Würde man die Weltkugel auf Meereshöhe glatt rasieren, dann hätte sie an dieser Stelle eine mehr als vierhundert Meter tiefe Delle. An keinem anderen Ort kommt man dem Mittelpunkt der Erde vergleichbar nahe, man steckt mitten drin in der dicken Planetenhaut. Alles ist hier Kruste, alles ist hier Salz. Der Meeresboden scheint aus grossen Platten zu bestehen, die mit einem dumpfen Wummern wieder und wieder gegeneinander stossen. Man spürt das als Überspannung des Trommelfells. Am Ufer tobt das Salz die ganze Vielfalt seiner möglichen Formen aus. Ohne ersichtlichen Grund ist es mal zähnefletschende Grotte, mal rosaroter Marmor, mal feiner Kiesel, mal verschlungenes Organ, Sand, Bruch, Schnitt, Schrunde, Schramme, rostiger Schrott. Man verliert das Gefühl für die Dimensionen der Welt, fühlt sich plötzlich im Innern eines Kristalls, im Herzen eines Salzkorns.

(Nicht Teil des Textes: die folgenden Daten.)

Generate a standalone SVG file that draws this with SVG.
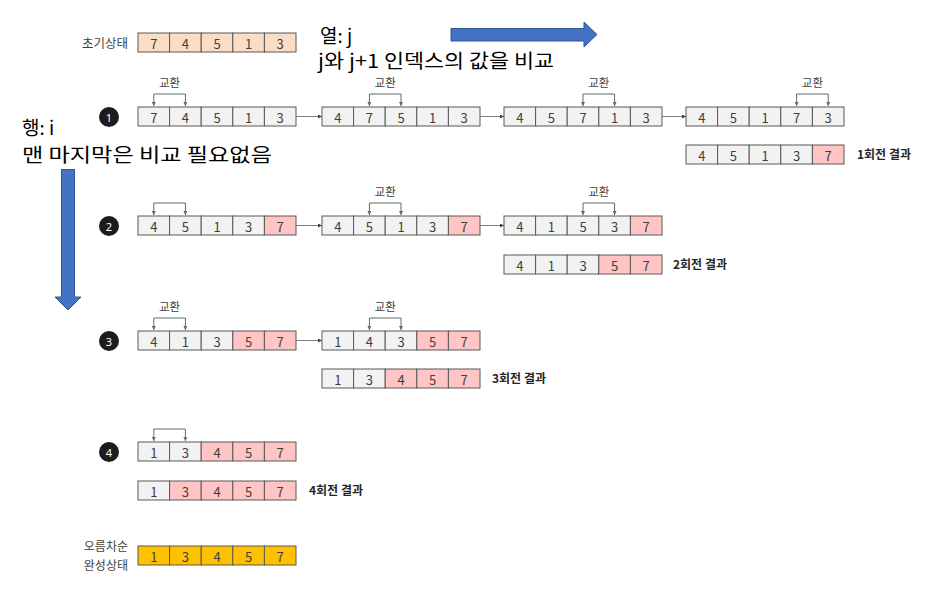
<svg xmlns="http://www.w3.org/2000/svg" width="940" height="613" viewBox="0 0 940 613">
<style>
rect{stroke:#595959;stroke-width:1}
.c{fill:#f2f2f2}.p{fill:#ffc5c5}.o{fill:#fbdcc4}.g{fill:#ffc000}
text{font-family:"Noto Sans CJK KR","Noto Sans",sans-serif}
.n{font-size:13px;fill:#404040;text-anchor:middle;dominant-baseline:central}
.lb{font-size:11.5px;fill:#404040;text-anchor:middle}
.br{fill:none;stroke:#5e6e68;stroke-width:1;marker-start:url(#ah);marker-end:url(#ah)}
.cn{fill:none;stroke:#7f7f7f;stroke-width:1;marker-end:url(#ca)}
.res{font-size:12px;font-weight:bold;fill:#262626}
.big{font-size:19px;fill:#000}
.side{font-size:12.5px;fill:#404040;text-anchor:end}
.side2{font-size:12px;fill:#404040;text-anchor:end}
.cir{fill:#1c1c1c}
.cn2{font-size:11px;fill:#fff;text-anchor:middle;dominant-baseline:central;font-family:"Noto Sans",sans-serif}
.blue{fill:#4472c4;stroke:#2f5597;stroke-width:1}
</style>
<defs>
<marker id="ah" viewBox="0 0 6 6" refX="6" refY="3" markerWidth="4" markerHeight="4" orient="auto-start-reverse" markerUnits="userSpaceOnUse"><path d="M0 0L6 3L0 6z" fill="#5e6e68"/></marker>
<marker id="ca" viewBox="0 0 6 6" refX="6" refY="3" markerWidth="4" markerHeight="4" orient="auto" markerUnits="userSpaceOnUse"><path d="M0 0L6 3L0 6z" fill="#404040"/></marker>
</defs>

<g id="title-col">
<text class="big" x="320" y="43">열: j</text>
<text class="big" x="318" y="68" textLength="236" lengthAdjust="spacingAndGlyphs">j와 j+1 인덱스의 값을 비교</text>
<path class="blue" d="M451 28.5H584V22L597 34.5L584 47V41H451Z"/>
</g>
<g id="title-row">
<text class="big" x="22" y="135">행: i</text>
<text class="big" x="22" y="162" textLength="250" lengthAdjust="spacingAndGlyphs">맨 마지막은 비교 필요없음</text>
<path class="blue" d="M61.5 169.5H74.5V297H81L68 310L55 297H61.5Z"/>
</g>

<g id="init">
<text class="side" x="128" y="48">초기상태</text>
<rect class="o" x="138" y="33" width="31.6" height="19"/><rect class="o" x="169.6" y="33" width="31.6" height="19"/><rect class="o" x="201.2" y="33" width="31.6" height="19"/><rect class="o" x="232.8" y="33" width="31.6" height="19"/><rect class="o" x="264.4" y="33" width="31.6" height="19"/>
<text class="n" x="153.8" y="43">7</text><text class="n" x="185.4" y="43">4</text><text class="n" x="217" y="43">5</text><text class="n" x="248.6" y="43">1</text><text class="n" x="280.2" y="43">3</text>
</g>

<g id="step1"><circle class="cir" cx="109" cy="117" r="10"/><text class="cn2" x="109" y="117">1</text></g>
<g id="step2"><circle class="cir" cx="109" cy="226" r="10"/><text class="cn2" x="109" y="226">2</text></g>
<g id="step3"><circle class="cir" cx="109" cy="341" r="10"/><text class="cn2" x="109" y="341">3</text></g>
<g id="step4"><circle class="cir" cx="109" cy="452" r="10"/><text class="cn2" x="109" y="452">4</text></g>

<g id="r1a">
<rect class="c" x="138" y="107" width="31.6" height="19"/><rect class="c" x="169.6" y="107" width="31.6" height="19"/><rect class="c" x="201.2" y="107" width="31.6" height="19"/><rect class="c" x="232.8" y="107" width="31.6" height="19"/><rect class="c" x="264.4" y="107" width="31.6" height="19"/>
<text class="n" x="153.8" y="117">7</text><text class="n" x="185.4" y="117">4</text><text class="n" x="217" y="117">5</text><text class="n" x="248.6" y="117">1</text><text class="n" x="280.2" y="117">3</text>
<path class="br" d="M153.8 106V94H185.4V106"/><text class="lb" x="169.6" y="87">교환</text>
</g>
<g id="r1b">
<rect class="c" x="322" y="107" width="31.6" height="19"/><rect class="c" x="353.6" y="107" width="31.6" height="19"/><rect class="c" x="385.2" y="107" width="31.6" height="19"/><rect class="c" x="416.8" y="107" width="31.6" height="19"/><rect class="c" x="448.4" y="107" width="31.6" height="19"/>
<text class="n" x="337.8" y="117">4</text><text class="n" x="369.4" y="117">7</text><text class="n" x="401" y="117">5</text><text class="n" x="432.6" y="117">1</text><text class="n" x="464.2" y="117">3</text>
<path class="br" d="M369.4 106V94H401V106"/><text class="lb" x="385.2" y="87">교환</text>
</g>
<g id="r1c">
<rect class="c" x="504" y="107" width="31.6" height="19"/><rect class="c" x="535.6" y="107" width="31.6" height="19"/><rect class="c" x="567.2" y="107" width="31.6" height="19"/><rect class="c" x="598.8" y="107" width="31.6" height="19"/><rect class="c" x="630.4" y="107" width="31.6" height="19"/>
<text class="n" x="519.8" y="117">4</text><text class="n" x="551.4" y="117">5</text><text class="n" x="583" y="117">7</text><text class="n" x="614.6" y="117">1</text><text class="n" x="646.2" y="117">3</text>
<path class="br" d="M583 106V94H614.6V106"/><text class="lb" x="598.8" y="87">교환</text>
</g>
<g id="r1d">
<rect class="c" x="686" y="107" width="31.6" height="19"/><rect class="c" x="717.6" y="107" width="31.6" height="19"/><rect class="c" x="749.2" y="107" width="31.6" height="19"/><rect class="c" x="780.8" y="107" width="31.6" height="19"/><rect class="c" x="812.4" y="107" width="31.6" height="19"/>
<text class="n" x="701.8" y="117">4</text><text class="n" x="733.4" y="117">5</text><text class="n" x="765" y="117">1</text><text class="n" x="796.6" y="117">7</text><text class="n" x="828.2" y="117">3</text>
<path class="br" d="M796.6 106V94H828.2V106"/><text class="lb" x="812.4" y="87">교환</text>
</g>
<g id="res1">
<rect class="c" x="686" y="145" width="31.6" height="19"/><rect class="c" x="717.6" y="145" width="31.6" height="19"/><rect class="c" x="749.2" y="145" width="31.6" height="19"/><rect class="c" x="780.8" y="145" width="31.6" height="19"/><rect class="p" x="812.4" y="145" width="31.6" height="19"/>
<text class="n" x="701.8" y="155">4</text><text class="n" x="733.4" y="155">5</text><text class="n" x="765" y="155">1</text><text class="n" x="796.6" y="155">3</text><text class="n" x="828.2" y="155">7</text>
<text class="res" x="857" y="159">1회전 결과</text>
</g>

<g id="r2a">
<rect class="c" x="138" y="216" width="31.6" height="19"/><rect class="c" x="169.6" y="216" width="31.6" height="19"/><rect class="c" x="201.2" y="216" width="31.6" height="19"/><rect class="c" x="232.8" y="216" width="31.6" height="19"/><rect class="p" x="264.4" y="216" width="31.6" height="19"/>
<text class="n" x="153.8" y="226">4</text><text class="n" x="185.4" y="226">5</text><text class="n" x="217" y="226">1</text><text class="n" x="248.6" y="226">3</text><text class="n" x="280.2" y="226">7</text>
<path class="br" d="M153.8 215V203H185.4V215"/>
</g>
<g id="r2b">
<rect class="c" x="322" y="216" width="31.6" height="19"/><rect class="c" x="353.6" y="216" width="31.6" height="19"/><rect class="c" x="385.2" y="216" width="31.6" height="19"/><rect class="c" x="416.8" y="216" width="31.6" height="19"/><rect class="p" x="448.4" y="216" width="31.6" height="19"/>
<text class="n" x="337.8" y="226">4</text><text class="n" x="369.4" y="226">5</text><text class="n" x="401" y="226">1</text><text class="n" x="432.6" y="226">3</text><text class="n" x="464.2" y="226">7</text>
<path class="br" d="M369.4 215V203H401V215"/><text class="lb" x="385.2" y="196">교환</text>
</g>
<g id="r2c">
<rect class="c" x="504" y="216" width="31.6" height="19"/><rect class="c" x="535.6" y="216" width="31.6" height="19"/><rect class="c" x="567.2" y="216" width="31.6" height="19"/><rect class="c" x="598.8" y="216" width="31.6" height="19"/><rect class="p" x="630.4" y="216" width="31.6" height="19"/>
<text class="n" x="519.8" y="226">4</text><text class="n" x="551.4" y="226">1</text><text class="n" x="583" y="226">5</text><text class="n" x="614.6" y="226">3</text><text class="n" x="646.2" y="226">7</text>
<path class="br" d="M583 215V203H614.6V215"/><text class="lb" x="598.8" y="196">교환</text>
</g>
<g id="res2">
<rect class="c" x="504" y="255" width="31.6" height="19"/><rect class="c" x="535.6" y="255" width="31.6" height="19"/><rect class="c" x="567.2" y="255" width="31.6" height="19"/><rect class="p" x="598.8" y="255" width="31.6" height="19"/><rect class="p" x="630.4" y="255" width="31.6" height="19"/>
<text class="n" x="519.8" y="265">4</text><text class="n" x="551.4" y="265">1</text><text class="n" x="583" y="265">3</text><text class="n" x="614.6" y="265">5</text><text class="n" x="646.2" y="265">7</text>
<text class="res" x="673" y="269">2회전 결과</text>
</g>

<g id="r3a">
<rect class="c" x="138" y="331" width="31.6" height="19"/><rect class="c" x="169.6" y="331" width="31.6" height="19"/><rect class="c" x="201.2" y="331" width="31.6" height="19"/><rect class="p" x="232.8" y="331" width="31.6" height="19"/><rect class="p" x="264.4" y="331" width="31.6" height="19"/>
<text class="n" x="153.8" y="341">4</text><text class="n" x="185.4" y="341">1</text><text class="n" x="217" y="341">3</text><text class="n" x="248.6" y="341">5</text><text class="n" x="280.2" y="341">7</text>
<path class="br" d="M153.8 330V318H185.4V330"/><text class="lb" x="169.6" y="311">교환</text>
</g>
<g id="r3b">
<rect class="c" x="322" y="331" width="31.6" height="19"/><rect class="c" x="353.6" y="331" width="31.6" height="19"/><rect class="c" x="385.2" y="331" width="31.6" height="19"/><rect class="p" x="416.8" y="331" width="31.6" height="19"/><rect class="p" x="448.4" y="331" width="31.6" height="19"/>
<text class="n" x="337.8" y="341">1</text><text class="n" x="369.4" y="341">4</text><text class="n" x="401" y="341">3</text><text class="n" x="432.6" y="341">5</text><text class="n" x="464.2" y="341">7</text>
<path class="br" d="M369.4 330V318H401V330"/><text class="lb" x="385.2" y="311">교환</text>
</g>
<g id="res3">
<rect class="c" x="322" y="369" width="31.6" height="19"/><rect class="c" x="353.6" y="369" width="31.6" height="19"/><rect class="p" x="385.2" y="369" width="31.6" height="19"/><rect class="p" x="416.8" y="369" width="31.6" height="19"/><rect class="p" x="448.4" y="369" width="31.6" height="19"/>
<text class="n" x="337.8" y="379">1</text><text class="n" x="369.4" y="379">3</text><text class="n" x="401" y="379">4</text><text class="n" x="432.6" y="379">5</text><text class="n" x="464.2" y="379">7</text>
<text class="res" x="492" y="383">3회전 결과</text>
</g>

<g id="r4a">
<rect class="c" x="138" y="442" width="31.6" height="19"/><rect class="c" x="169.6" y="442" width="31.6" height="19"/><rect class="p" x="201.2" y="442" width="31.6" height="19"/><rect class="p" x="232.8" y="442" width="31.6" height="19"/><rect class="p" x="264.4" y="442" width="31.6" height="19"/>
<text class="n" x="153.8" y="452">1</text><text class="n" x="185.4" y="452">3</text><text class="n" x="217" y="452">4</text><text class="n" x="248.6" y="452">5</text><text class="n" x="280.2" y="452">7</text>
<path class="br" d="M153.8 441V429H185.4V441"/>
</g>
<g id="res4">
<rect class="c" x="138" y="481" width="31.6" height="19"/><rect class="p" x="169.6" y="481" width="31.6" height="19"/><rect class="p" x="201.2" y="481" width="31.6" height="19"/><rect class="p" x="232.8" y="481" width="31.6" height="19"/><rect class="p" x="264.4" y="481" width="31.6" height="19"/>
<text class="n" x="153.8" y="491">1</text><text class="n" x="185.4" y="491">3</text><text class="n" x="217" y="491">4</text><text class="n" x="248.6" y="491">5</text><text class="n" x="280.2" y="491">7</text>
<text class="res" x="309" y="495">4회전 결과</text>
</g>

<g id="final">
<text class="side2" x="128" y="551">오름차순</text>
<text class="side2" x="128" y="569.5">완성상태</text>
<rect class="g" x="138" y="546" width="31.6" height="19"/><rect class="g" x="169.6" y="546" width="31.6" height="19"/><rect class="g" x="201.2" y="546" width="31.6" height="19"/><rect class="g" x="232.8" y="546" width="31.6" height="19"/><rect class="g" x="264.4" y="546" width="31.6" height="19"/>
<text class="n" x="153.8" y="556">1</text><text class="n" x="185.4" y="556">3</text><text class="n" x="217" y="556">4</text><text class="n" x="248.6" y="556">5</text><text class="n" x="280.2" y="556">7</text>
</g>

<g id="connectors">
<path class="cn" d="M296 116.5H322"/>
<path class="cn" d="M480 116.5H504"/>
<path class="cn" d="M662 116.5H686"/>
<path class="cn" d="M296 225.5H322"/>
<path class="cn" d="M480 225.5H504"/>
<path class="cn" d="M296 340.5H322"/>
</g>
</svg>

Nichts, was den Planeten sonst ausmacht, findet man hier wieder – es ist ein Ort von perfekter Schönheit, der durch keinerlei organisches Leben verunreinigt wird. Wenn es einen Gott gibt, der die Welt erfunden hat, dann zeigt er dem Menschen am Toten Meer, dass er sie auch anders hätte gestalten können – absoluter, geradliniger. Mit dem Menschen kann diese Welt nichts anfangen. Während alle anderen Ozeane etwas Saugendes, etwas Verschlingendes haben, gegen das man sich andauernd wehren muss, durch Schwimmbewegungen, Bootsplanken, Rettungsringe, lässt das Tote Meer den Menschen gar nicht in sich hinein.
Auch beim Baden oder vielmehr beim Treiben auf dieser Lauge, spürt man etwas wie einen feinen Film zwischen dieser Flüssigkeit und der Haut – es ist als ob das Wasser den Körper gar nicht erreiche. Man wird nass und bleibt doch völlig trocken. Am Toten Meer erscheint der Planet so voll von sich selbst, dass er im Grunde nur enden kann. Und mit einem Mal erscheint das Leben weiter oben wie eine Panne, ein Versehen – eine kostbare Imperfektion.